Da mesma forma, as economias avançadas de hoje se beneficiariam do IED (investimento estrangeiro direto) chinês em tecnologias verdes - não só do capital em si, mas também da tecnologia relevante e da expertise de fabricação. Com a redução dos custos dos produtos e tecnologias verdes, a transição energética se aceleraria. Embora o IED chinês provavelmente não levasse ao aumento de empregos nas economias avançadas, ele também não eliminaria os empregos locais. A chave é condicionar o acesso da China ao mercado ao fornecimento de acordos de licenciamento de tecnologia que garantam a igualdade de condições.

Não se trata de algo impossível: há algumas evidências de que as empresas chinesas de painéis solares já estão planejando investir no mercado dos EUA, presumivelmente para se beneficiar dos incentivos oferecidos pela Lei de Redução da Inflação (Inflation Reduction Act - IRA, no original em inglês). É claro que o IED não é uma solução perfeita, pois é vulnerável a interrupções. Mas todo progresso envolve equilibrar objetivos concorrentes, fazer concessões e elaborar respostas criativas aos desafios.

Nesse caso, os influxos de IED da China para as economias avançadas promoveriam o objetivo principal - a adoção generalizada da tecnologia verde mais avançada - tornando-a uma solução superior à dependência exclusiva do comércio. Se o setor de energia verde começar a se assemelhar ao setor automobilístico global, com inovadores de quase todos os lugares tendo acesso a um mercado global crescente, melhor ainda.

Os críticos da abordagem baseada no IED podem apontar as possíveis consequências de subsídios excessivos sobre a concorrência. De fato, os governos têm um interesse legítimo em proteger o setor e o emprego nacionais dos danos causados por grandes subsídios a importadores estrangeiros. Mas, diferentemente do comércio, o canal de IED muda em parte essa equação. Além disso, quando se trata da transição da energia verde, várias falhas de mercado do tipo externalidade exigem intervenção corretiva, possivelmente na forma de subsídios. Nos EUA, o IRA dificilmente é um programa livre de subsídios. Em outras palavras, as regras normais de comércio exigem grandes ajustes quando o desafio da sustentabilidade global está em questão.
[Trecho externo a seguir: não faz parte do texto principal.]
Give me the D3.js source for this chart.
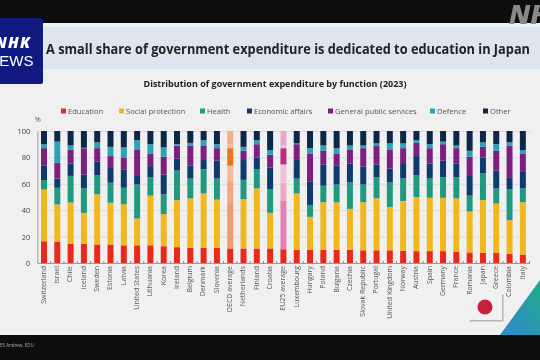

Um segundo problema, muito mais sério, é que a abordagem baseada em IED poderá em breve ser impossível, pelo menos nos EUA. O governo do presidente Joe Biden propôs uma proibição total, por motivos de segurança nacional, dos principais hardwares e softwares chineses em veículos “conectados”, que se comunicam bidirecionalmente com entidades externas. Ou seja, basicamente todos os veículos. Com isso, presume-se que veículos e tecnologias financiados por IEDs chineses seriam proibidos.

O problema aqui é que uma enorme variedade de outros produtos também contém semicondutores, software e recursos de comunicação. O governo Biden pode argumentar que os riscos de segurança são particularmente altos em veículos, mas é difícil entender por quê. No mês passado, pagers e walkie-talkies foram detonados no Líbano, matando dezenas e ferindo milhares. Todos os produtos “conectados” serão banidos? Se a resposta for sim, então estamos falando de um ataque direto, abrangente e extremamente caro a uma vasta faixa de comércio global, investimento e transferência de tecnologia.

Ninguém duvida da importância de proteger a segurança nacional. Mas, a menos que os formuladores de políticas encontrem maneiras alternativas de limitar os riscos à segurança - por exemplo, restringindo as compras governamentais e militares aos produtores nacionais e estabelecendo processos de certificação internacional -, tanto a economia global quanto a agenda de sustentabilidade poderão sofrer um golpe devastador.